Period primarily used: 1800 – present.
|
Aquatint - Aquatint is a chemical etching
process. A layer of Bitumen dust is laid on a plate, which is then
heated, causing the dust to adhere to the surface. When immersed,
the acid attacks the copper around each grain, thereby creating a
fine web of thin lines . This process allowed for the introduction
of different tints directly onto the plate.
Period primarily used: 1800 – 1900.
|
Drypoint - The image is scratched on
the plate surface with a sharp needle. Depending on the force and
angle used, fine, sharp pieces of metal are thrown up on either side
of the line. This burr holds ink, as does the furrow created by the
needle and, the result is a warm almost blurred line. Because the
burr wears quickly its presence can indicate an early impression.
Period primarily used: 1800 – present.
|
Mezzotint - A plate is roughened with
a fine tooth tool known as a mezzotint rocker. When inked this surface
prints a rich, velvety black. The image is created by smoothing (burnishing)
areas to produce lighter tones. The process is unusual therefore in
creating a white image from a black background.
Period primarily used: Late 1700’s
|
Planographic- Surface
printing, in which images are put on the plate through use of chemicals,
wax, etc, providing resistance to the ink laid on the plate.
Lithograph - The image is formed with
a waxy crayon on a block of limestone or a zinc plate, the surface
of which is wetted, and rolled up with ink. The ink adheres to the
wax image, but not the dampened surface surrounding it.

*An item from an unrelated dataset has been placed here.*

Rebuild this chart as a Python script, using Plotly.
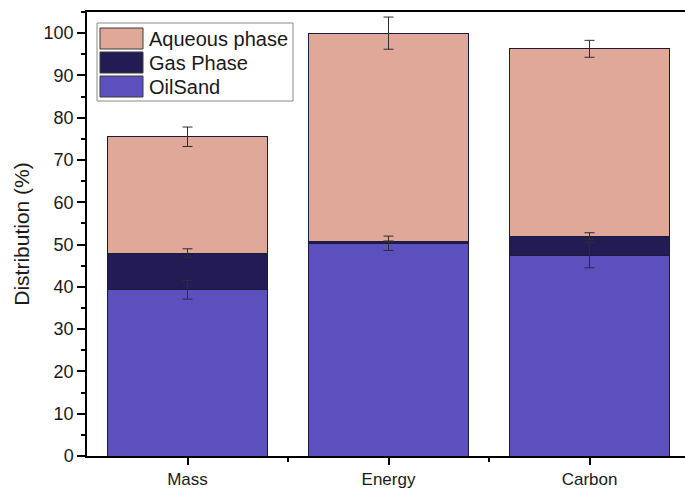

As the image
lies on the surface and not in the grooves, little pressure is needed
during printing. Hence no plate marks.
Period primarily used: 1800 – present.
|
Chromolithograph - A lithograph printed
with colored inks. A different colored stone is used for each color
required. This process allowed for the mechanical mass production
of colored plates.
Period primarily used: 1875 – 1925.
|
Pochoir - Stencils are used to create
the image directly on paper.
Period primarily used: 1920’s
|
Halftone - Photographic reproduction
technique by which the image from the original artwork or photograph
is passed through a screen onto a photographic plate. This entirely
mechanical technique is the first time an image did not have to be
manipulated by hand to be reproduced. Color Halftones utilized three
separate halftone blocks resulting in separate specks of individual
colors building up the colored image.
Period primarily used: 1890 – present.
|
Photogravure - Gravures include all
mechanical intaglio processes using photography. The surface of the
plate is divided into a grid of separate pits
Period primarily used: 1890 – present.